A collection of research, writing, and design
Where interdisciplinary work thrives
About
As a doctoral student at Virginia Tech studying rhetoric and writing, my focus is in risk communication, disaster rhetorics, and technical communication. My background in Queer and cultural rhetorics grounds the work I do in studying community responses to wildfire evacuations in California. My prior projects have focused on science denialism in wildfire policy, assessing the mapping program of California's Fire Hazard Severity Zones, and Queer methodologies in research practices with multi-marginalized climate refugees.
Presently I work in coastal resilience with the Virginia Tech Coastal Collaborator, engaging public and private stakeholders, coastal communities, tribal nations, and other Virginia Sea Grant Universities in resiliency efforts around issues like coastal resilience, risk assessments, climate change, community preparedness, disaster response, and data literacy.
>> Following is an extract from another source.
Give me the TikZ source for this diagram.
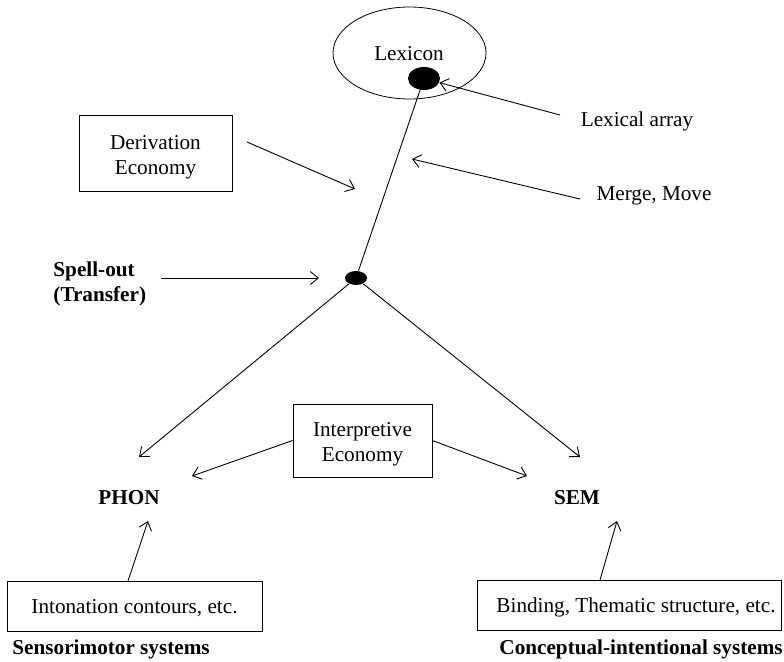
\documentclass[tikz,border=0pt]{standalone}
\usepackage{fontspec}
\setmainfont{Liberation Serif}
\usetikzlibrary{arrows.meta,shapes.geometric}
\begin{document}
\begin{tikzpicture}[x=1pt,y=-1pt, line width=0.9pt,
  txt/.style={font=\fontsize{21.2}{25}\selectfont, inner sep=0pt, align=center},
  bold/.style={font=\fontsize{21.2}{25}\selectfont\bfseries, inner sep=0pt},
  box/.style={draw, line width=0.8pt, inner sep=0pt},
  arr/.style={-{Straight Barb[length=8pt,width=13pt]}},
  blob/.style={fill=black, ellipse, inner sep=0pt}]
\useasboundingbox (0,0) rectangle (784,661);

% Lexicon
\node[draw, ellipse, line width=0.8pt, minimum width=153pt, minimum height=92pt, inner sep=0pt] (lex) at (409.5,53) {};
\node[txt, anchor=base] (lexT) at (409,61) {Lexicon};
\node[blob, minimum width=32pt, minimum height=23pt] (d1) at (424,78.5) {};
\node[blob, minimum width=22pt, minimum height=14pt] (d2) at (356,278) {};
\draw (d1) -- (d2);

% right labels
\node[txt] (lexarr) at (637,121) {Lexical array};
\node[txt] (merge) at (654,196) {Merge, Move};
\coordinate (laS) at (560,115);
\coordinate (mmS) at (580,199);
\coordinate (mmT) at (412,159);
\draw[arr] (laS) -- (d1);
\draw[arr] (mmS) -- (mmT);

% Derivation Economy
\node[box, minimum width=153pt, minimum height=76pt] (deriv) at (155.5,153) {};
\node[txt] (derivT) at (155.5,157) {Derivation\\Economy};
\coordinate (dvS) at (247,142);
\coordinate (dvT) at (355,189);
\draw[arr] (dvS) -- (dvT);

% Spell-out
\node[bold, anchor=west, align=left] (spell) at (53,283.5) {Spell-out\\(Transfer)};
\coordinate (spS) at (161,278);
\coordinate (spT) at (319,278);
\draw[arr] (spS) -- (spT);

% PHON / SEM
\coordinate (phT) at (139,457);
\coordinate (seT) at (580,457);
\draw[arr] (d2) -- (phT);
\draw[arr] (d2) -- (seT);
\node[bold] (phon) at (129,498) {PHON};
\node[bold] (sem) at (577,498) {SEM};

% Interpretive Economy
\node[box, minimum width=139pt, minimum height=73pt] (interp) at (362.5,440.5) {};
\node[txt] (interpT) at (362.5,444) {Interpretive\\Economy};
\coordinate (ieL) at (192,476);
\coordinate (ieR) at (527,476);
\draw[arr] (interp.west) -- (ieL);
\draw[arr] (interp.east) -- (ieR);

% bottom boxes
\node[box, minimum width=255pt, minimum height=50pt] (inton) at (134.5,606) {};
\node[txt] (intonT) at (134.5,608) {Intonation contours, etc.};
\node[box, minimum width=304pt, minimum height=50pt] (bind) at (629,605) {};
\node[txt] (bindT) at (636,607) {Binding, Thematic structure, etc.};
\coordinate (inS) at (128,581);
\coordinate (inT) at (148,521);
\coordinate (biS) at (600,580);
\coordinate (biT) at (617,521);
\draw[arr] (inS) -- (inT);
\draw[arr] (biS) -- (biT);
\node[bold, anchor=west] (senso) at (12,649) {Sensorimotor systems};
\node[bold, anchor=west] (concept) at (499,649) {Conceptual-intentional systems};
\end{tikzpicture}
\end{document}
I have coauthored a report for NASA on data literacy in NASA programs being used by coastal data practitioners, and helped write grants for the EPA, NASA, NOAA, NFWF, NSF, and more.
I have been teaching in higher ed for eight years, teaching Technical Writing, Composition, Nonfiction Writing, and more. My three years teaching at Fresno State, a Hispanic Serving Institution, were foundational in shaping my relationship to students, my understandings of how privilege works in the classroom, and what equity in Education looks like.
Prior to pursuing my PhD I was an active community advocate in California's Central Valley, working with nonprofits in Queer communities, local tribes, and migrant student education. My work exists at the axis of community engagement and propelling ethical research practices.